1989 yılında rahmetli abim Mete Adanır adına kurduğumuz Mete Adanır Vakfı vasıtasıyla, kendi maddi desteğiyle oluşturmaya çalıştığı Vakıf bütçesinden nice çocuklar okuttu, nicelerinin eğitimine destek oldu. 2013 yılında kendisini yitirdiğimizde geride bıraktığı ve kurucusu olduğu Vakfı'mız için herşeyiyle tüm mesuluyeti tek başıma üstlenerek özelde Mete Adanır'ın adını yaşatıp tanıtmak ve ardından Kıbrıs Türk gençliğine, kültürüne, sporuna elimizden geldiğince katkı koyabilmek için çalışmalarımıza devam ettik. Bu sefer, maddi kaynak yaratmada kendi maaşımızdan da arttırmaya çalıştıklarımızla oluşturduğumuz küçük meblağ'ın, toplumun ve özellikle genç öğrencilerimizin yararlanabileceği bir adıma dönüştürmek en güzeli olacaktı. Öyle de oldu.
Babamın adını verdiğimiz, devlet okulumuz Girne'deki Oğuz Veli Ortaokulu'nda bir kütüphaneyi hayata geçirmeye karar verdik.
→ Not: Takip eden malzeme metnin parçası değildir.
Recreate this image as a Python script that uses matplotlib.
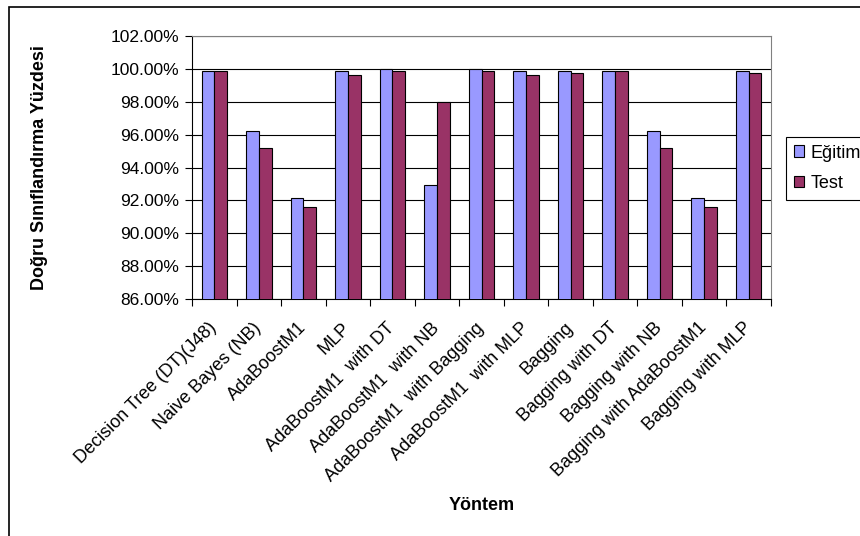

Biliyoruz ki yaşadığımız bu çağda internet tutkunluğumuz, araştırmalarda, öğrenmede de ön saflardadır. Ama inancım odur ki, bir kitabın sayfalarını karıştırıp bilgiye ulaşmanın doğruluğunu, gerçekliğini ve zevkini yine de çocuklarımıza aşılayabilme imkânımız vardır. Bu inançla, okul müdürü sn. Murat Borataş ve Müdür Muavini Sibel Kıraç Uludağ hocanımla yoğun bir iletişimle, yer parkesinden kütüphanesine, perdesinden, bilgisayarından, çalışma masalarına ve ilk etapta gerek bizim Vakıf ve özel yayınlarımızdan oluşan kitaplarla, gerekse Kıbrıs Türk Yazarlar Birliği, Samtay Vakfı, Girne Belediyesi ve Cumhurbaşkanlığımızın kitap katkılarıyla, Alpay Raşit Adanır Kütüphanesi'ni oluşturabildik. Hiç de zor olmadı. Gönül birliğiyle adım adım yolumuzu yürüdük ve bir okulumuzda "yeniden" bir kütüphaneyi yeşerttik.
Açılış gününden itibaren özellikle sosyal medyada kütüphaneye kitap bağışı yapmak isteyen dostlar çığ gibi büyümektedir. Bu da şunu göstermiştir ki; bu toplumda kitap okuyan ve okuduklarını da böylesi toplumsal kültüre katkı adına bağış yapabilecek insanlarımız hiç de az değildir. Her zaman bir umut vardır. Yeter ki "umut etmeyi" unutmasın insan.
Günün sonunda, bu hayattan göçtüğümüzde ardımızda, kendimiz için değil, bu toprağın insanları için neler yaptığımızla anılacağız.